At a recent commission meeting Carpenter said she is worried that former foster kids are homeless and hungry.

“I continue to be notified by the community meal centers who serve the homeless that our aging out foster children are coming in for free hot meals, and in one case a young man is living homeless,” she said.

She said she expects Job and Family Services to ensure the kids who have been in their care are safe and asked Executive Director Bill Morrison to dig into the issue.

“I would like him to delve down in, check the foster children who are graduating, meet with case managers they have that are responsible for getting them to be age 21 and on their feet and make sure 100% of those kids are living in homes, are on their feet,” she said.

Morrison on Monday told the commissioners his agency does everything it can to protect the kids under its care both when they are in custody and beyond.

“Our primary strategy for emancipation since I became the director of Children Services six years ago has been to have as few kids as possible emancipate from foster care,” Morrison said. “We don’t want the last parent a child has to be us, we want it be somebody in the community.”

Known as “Bridges,” a new law passed in 2017 extends the foster care emancipation age to 21, and provides housing and support to those who would otherwise be on their own at age 18.

Morrison started a Permanency Roundtable three years ago, so when children turn 15, they begin meeting twice a year to start talking about the future.

“To start talking about what’s their life going to be when they turn 18, what’s their life going to look like then.
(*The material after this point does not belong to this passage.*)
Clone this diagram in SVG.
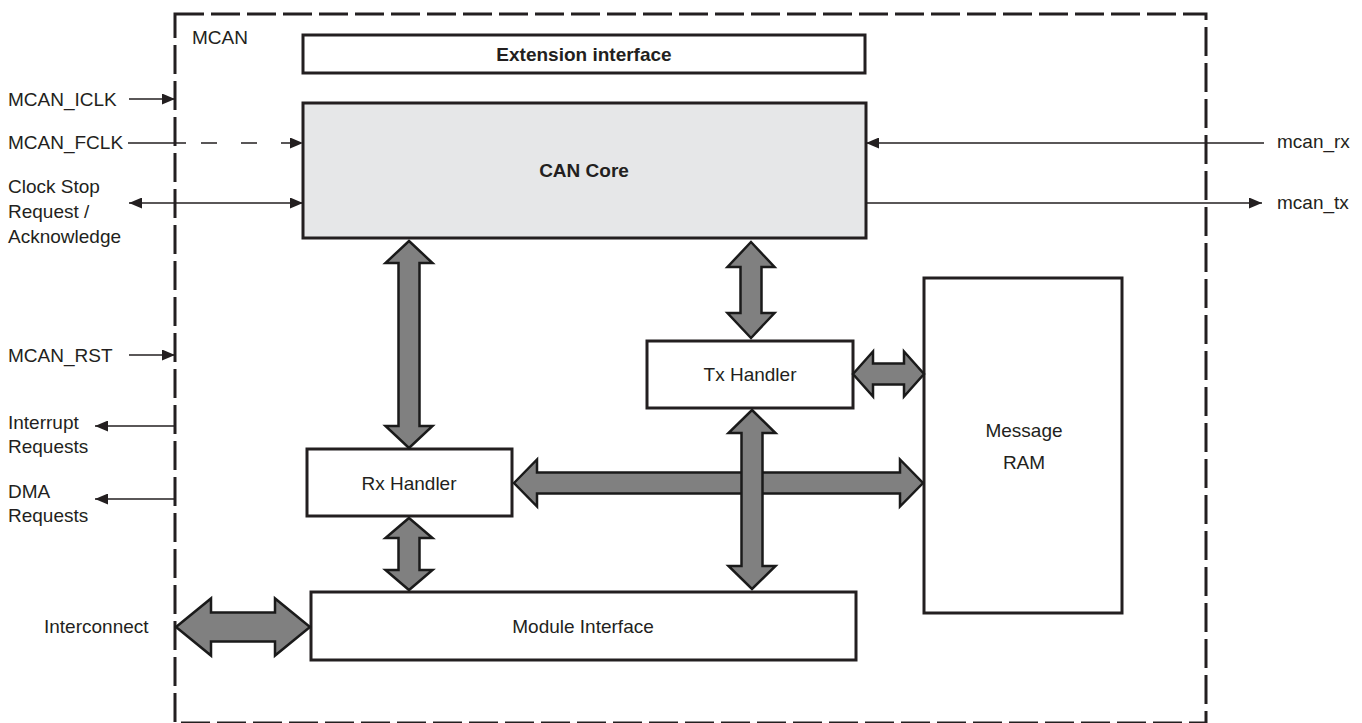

Do they have anybody in the community that they had a relationship with at at one time that was important to them,” Morrison said. “We try to connect the youth with those appropriate adults because that’s really what they need as they approach adulthood, is they need some kind of family, somebody who cares about them, not got paid to care about them.”

He said they used to have 50 to 60 kids a year emancipate out of the foster system, between January 2018 and now they have had 58 children emancipate, 43 of them have had higher education plans and 15 chose not to accept the help that was offered.

He said like with any teen some of these children just want to be free and on their own, or they sometimes want to return to the parents BCCS took them away from because they were being abused or were otherwise endangered. For those teens he said they have left the door open and keep in periodic contact with them, in case they decide later they want help.

“Sometimes you’ve just got to wait until the horse is ready to drink the water,” he said.

Carpenter thanked Morrison for all of the innovations he has instituted but asked if perhaps he can start a new program of sorts, sending one of his people to the meal centers or other places where the homeless congregate, to see if there are any former foster teens who have fallen through the cracks.

“We’re working on a plan to do that,” Morrison told the Journal-News. “That makes sense to me, it’s just going to take us a few weeks to get it put together.”